How teacher unions lobby government to block educational reform

If you study software engineering management, you learned about the importance of measuring different quantities to asses the quality of the software being produced. For instance, we measure things like unit test coverage, coupling, cohesion and cyclomatic complexity. In fact, just today I had to add unit tests to some code in order to achieve over 90% test coverage. These unit tests ensure that the code will remain functional as more changes are introduced by other engineers.

There is a need for metrics in any enterprise in which the producers are trying to achieve a quality outcome for the customers. Education is no different. But sometimes educational bureaucrats and teacher unions block the collection of measurements so that no teacher or educrat will be singled out for lowering the quality of education being provided to the students.

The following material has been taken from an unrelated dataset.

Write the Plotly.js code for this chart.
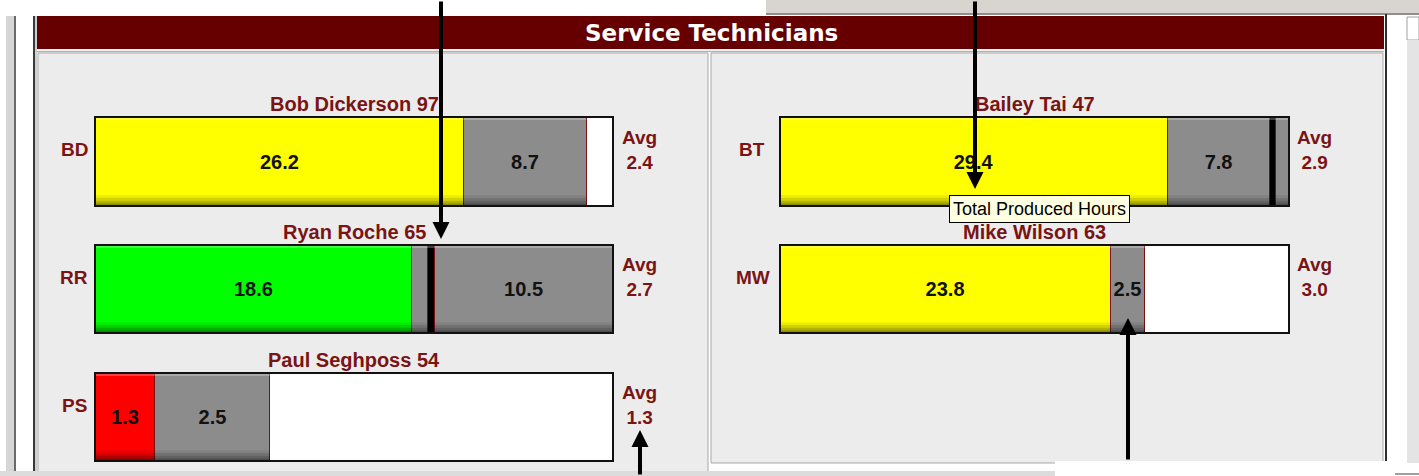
<!DOCTYPE html>
<html>
<head>
<meta charset="utf-8">
<script src="https://cdn.plot.ly/plotly-3.0.1.min.js"></script>
<style>
  html, body { margin: 0; padding: 0; background: #ffffff; }
  #chart { width: 1419px; height: 476px; }
</style>
</head>
<body>
<div id="chart"></div>
<script>
// ---------------- DATA ----------------
const headerTitle = "Service Technicians";
const techNames = ["Bob Dickerson", "Ryan Roche", "Paul Seghposs", "Bailey Tai", "Mike Wilson"];
const techCodes = ["BD", "RR", "PS", "BT", "MW"];
const techScores = [97, 65, 54, 47, 63];
const avgValues = [2.4, 2.7, 1.3, 2.9, 3.0];
const producedHours = [26.2, 18.6, 1.3, 29.4, 23.8];
const preGrayHours = [0, 0.9, 0, 0, 0];
const preMarkerHours = [0, 0.4, 0, 0, 0];
const grayHours = [8.7, 10.5, 2.5, 7.8, 2.5];
const postMarkerHours = [0, 0, 0, 0.45, 0];
const postGrayHours = [0, 0, 0, 1.0, 0];
const remainingHours = [1.9, 0, 7.45, 0, 10.4];
const tooltipText = "Total Produced Hours";

// ---------------- STYLE / POSITIONS ----------------
const W = 1419, H = 476;
const px = x => x / W;
const py = y => 1 - y / H;
const producedColors = ["#FFFF00", "#00FF00", "#FF0000", "#FFFF00", "#FFFF00"];
const GRAY = "#8C8C8C", BLACK = "#000000", WHITE = "#FFFFFF";
const TEXT_RED = "#7A1414";
const barLeft = [95, 95, 95, 780, 780];
const barRight = [613, 613, 613, 1289, 1289];
const barTop = [117, 245, 373, 117, 245];
const barBottom = [206, 333, 461, 206, 333];
const codeX = [74, 74, 74, 752, 753];
const avgX = [639, 639, 639, 1314, 1314];

const segDefs = [
  { vals: producedHours, color: null, label: true },
  { vals: preGrayHours, color: GRAY, label: false },
  { vals: preMarkerHours, color: BLACK, label: false },
  { vals: grayHours, color: GRAY, label: true },
  { vals: postMarkerHours, color: BLACK, label: false },
  { vals: postGrayHours, color: GRAY, label: false },
  { vals: remainingHours, color: WHITE, label: false }
];

const traces = [];
const layout = {
  width: W, height: H, autosize: false,
  margin: { l: 0, r: 0, t: 0, b: 0, pad: 0 },
  paper_bgcolor: "#FFFFFF",
  plot_bgcolor: "rgba(0,0,0,0)",
  barmode: "stack",
  bargap: 0,
  showlegend: false,
  shapes: [],
  annotations: []
};

function rect(x0, y0, x1, y1, fill, line, lw, layer) {
  layout.shapes.push({
    type: "rect", xref: "paper", yref: "paper",
    x0: px(x0), x1: px(x1), y0: py(y1), y1: py(y0),
    fillcolor: fill, line: { color: line || fill, width: lw === undefined ? 0 : lw },
    layer: layer || "below"
  });
}

// window chrome
rect(766, 0, 1419, 13, "#D8D5D0");
rect(766, 13, 1419, 15, "#8E8E8E");
rect(6, 16, 14, 476, "#D6D6D6");
rect(14, 16, 16, 476, "#6A6A6A");
rect(33, 16, 35, 476, "#3A3A3A");
rect(35, 16, 37, 476, "#CFCFCF");
rect(37, 16, 1384, 49, "#660000");
rect(37, 49, 1384, 53, "#F2F2F2");
rect(37, 51, 1384, 52, "#B0B0B0");
rect(38, 53, 708, 473, "#ECECEC", "#A8A8A8", 1);
rect(711, 53, 1383, 463, "#ECECEC", "#A8A8A8", 1);
rect(1385, 14, 1387, 463, "#2E2E2E");
rect(1407, 17, 1419, 40, "#FFFFFF", "#A0A0A0", 1);
rect(1407, 40, 1419, 463, "#E4E4E4");
rect(0, 471, 1055, 476, "#DCDCDC");
rect(1055, 461, 1395, 476, "#FFFFFF");
rect(1395, 473, 1419, 475, "#A0A0A0");

// header title
layout.annotations.push({
  xref: "paper", yref: "paper", x: px(711), y: py(33),
  xanchor: "center", yanchor: "middle", showarrow: false,
  text: headerTitle,
  font: { family: "DejaVu Sans, Liberation Sans, Arial", size: 23, color: "#FFFFFF", weight: 700 }
});

for (let i = 0; i < techNames.length; i++) {
  const s = i === 0 ? "" : String(i + 1);
  let total = 0, nonWhite = 0;
  segDefs.forEach(sd => { total += sd.vals[i]; if (sd.color !== WHITE) nonWhite += sd.vals[i]; });

  segDefs.forEach(sd => {
    const v = sd.vals[i];
    traces.push({
      type: "bar", orientation: "h",
      x: [v], y: [techCodes[i]],
      xaxis: "x" + s, yaxis: "y" + s,
      marker: { color: sd.color || producedColors[i], line: { color: "#7A1010", width: 1 } },
      text: [sd.label ? v.toFixed(1) : ""],
      textposition: "inside", insidetextanchor: "middle",
      constraintext: "none",
      textfont: { family: "Liberation Sans, Arial", size: 20, color: "#111111", weight: 700 },
      hoverinfo: "skip", showlegend: false, cliponaxis: false
    });
  });

  layout["xaxis" + s] = {
    domain: [px(barLeft[i]), px(barRight[i])], range: [0, total],
    visible: false, fixedrange: true, anchor: "y" + s
  };
  layout["yaxis" + s] = {
    domain: [py(barBottom[i]), py(barTop[i])], range: [-0.5, 0.5],
    type: "category", visible: false, fixedrange: true, anchor: "x" + s
  };

  // bottom shading of filled part
  const bands = [[0, 0.03, 0.45], [0.03, 0.06, 0.3], [0.06, 0.09, 0.18], [0.09, 0.12, 0.08]];
  bands.forEach(b => layout.shapes.push({
    type: "rect", xref: "x" + s, yref: "y" + s + " domain",
    x0: 0, x1: nonWhite, y0: b[0], y1: b[1],
    fillcolor: "rgba(0,0,0," + b[2] + ")", line: { width: 0 }, layer: "above"
  }));
  layout.shapes.push({
    type: "rect", xref: "x" + s, yref: "y" + s + " domain",
    x0: 0, x1: nonWhite, y0: 0.965, y1: 1,
    fillcolor: "rgba(255,255,255,0.25)", line: { width: 0 }, layer: "above"
  });
  // outer border
  layout.shapes.push({
    type: "rect", xref: "x" + s + " domain", yref: "y" + s + " domain",
    x0: 0, x1: 1, y0: 0, y1: 1,
    fillcolor: "rgba(0,0,0,0)", line: { color: "#111111", width: 2 }, layer: "above"
  });

  const cx = (barLeft[i] + barRight[i]) / 2;
  const cy = (barTop[i] + barBottom[i]) / 2;
  const labFont = { family: "Liberation Sans, Arial", size: 19, color: TEXT_RED, weight: 700 };
  layout.annotations.push({
    xref: "paper", yref: "paper", x: px(cx), y: py(barTop[i] - 13),
    xanchor: "center", yanchor: "middle", showarrow: false,
    text: techNames[i] + " " + techScores[i],
    font: { family: "Liberation Sans, Arial", size: 20, color: TEXT_RED, weight: 700 }
  });
  layout.annotations.push({
    xref: "paper", yref: "paper", x: px(codeX[i]), y: py(cy - 12),
    xanchor: "center", yanchor: "middle", showarrow: false,
    text: techCodes[i], font: labFont
  });
  layout.annotations.push({
    xref: "paper", yref: "paper", x: px(avgX[i]), y: py(cy - 12),
    xanchor: "center", yanchor: "middle", showarrow: false, align: "center",
    text: "Avg<br>" + avgValues[i].toFixed(1), font: labFont
  });
}

// tooltip
layout.annotations.push({
  xref: "paper", yref: "paper", x: px(1039.5), y: py(208.5),
  xanchor: "center", yanchor: "middle", showarrow: false,
  text: tooltipText, bgcolor: "#FFFFE1", bordercolor: "#000000", borderwidth: 1, borderpad: 3,
  font: { family: "Liberation Sans, Arial", size: 18, color: "#000000" }
});

// pointer arrows
function arrow(x, tipY, tailY) {
  layout.annotations.push({
    xref: "paper", yref: "paper", x: px(x), y: py(tipY),
    axref: "pixel", ayref: "pixel", ax: 0, ay: tailY - tipY,
    text: "", showarrow: true, arrowhead: 2, arrowsize: 0.85, arrowwidth: 4,
    arrowcolor: "#000000", standoff: 0
  });
}
arrow(441, 239, -2);
arrow(975, 189, -2);
arrow(640, 430, 478);
arrow(1128, 318, 461);

Plotly.newPlot("chart", traces, layout, { displayModeBar: false, staticPlot: true });
</script>
</body>
</html>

Consider this story from City Journal (The Manhattan Institute). (H/T ECM)

Excerpt:

Data analysis is far from perfect, and no one argues that it should be used in isolation to make employment decisions. But modern techniques can help us distinguish between teachers whose students excel and teachers whose students languish or fail. There’s just one problem with the data revolution: it doesn’t work without data. States must develop data sets that track the individual performance of students over time and match those students to their teachers.

Unfortunately, New York has deliberately refused to take that step. The state already has a sophisticated system for tracking student progress, but it doesn’t allow this statewide data set to match students to their teachers. No technical or administrative factors prevent the state from doing so. Only political obstacles stand in the way. The premise underlying the policies favored by the teachers’ unions, which govern so much of the relationship between public schools and teachers, is that all teachers are uniformly effective. Once we can objectively distinguish between effective and ineffective teachers, the system of uncritically granted tenure, a single salary schedule based on experience and credentials, and school placements based on seniority become untenable. The unions don’t want information about their members’ effectiveness to be available, let alone put to practical use, and thus far they’ve successfully blocked New York State’s use of such data.

Along with its refusal to improve its data system, the state has kept cities from adopting reforms. When New York City hinted that it would use its own data system to evaluate teachers based on student test scores, the state legislature passed a law banning the practice. Fortunately, that law is set to expire next year and may never actually be enforced, thanks to the city’s new reading of it, which frees city officials to use test scores for tenure decisions this year. Still, the legislature’s actions illustrate its opposition to using data in any way that would identify ineffective teachers.

This lack of concern for the well-being of the children reminds me of all the spending that Obama is doing. That spending will have to be paid back by generations yet unborn, just as the teachers sacrifice the children’s interests for their own job security. And the worst part is that the children vote for the teachers unions and the government spending – what else could they do after coming through the public school system?

By the way, for those of you who are old-fashioned, like me, you may be interested in some films showed to school children growing up in the 1950s in order to develop their moral character! Boy, that sure was a different world than today.

2 thoughts on “How teacher unions lobby government to block educational reform”

  1. Striving for accountability is moot as long as tenure is in play. I’ve seen scenarios where teachers were censured and or reprimanded and these folks should have been removed but, short of murdering a student or having sex with a student, tenure saved their positions.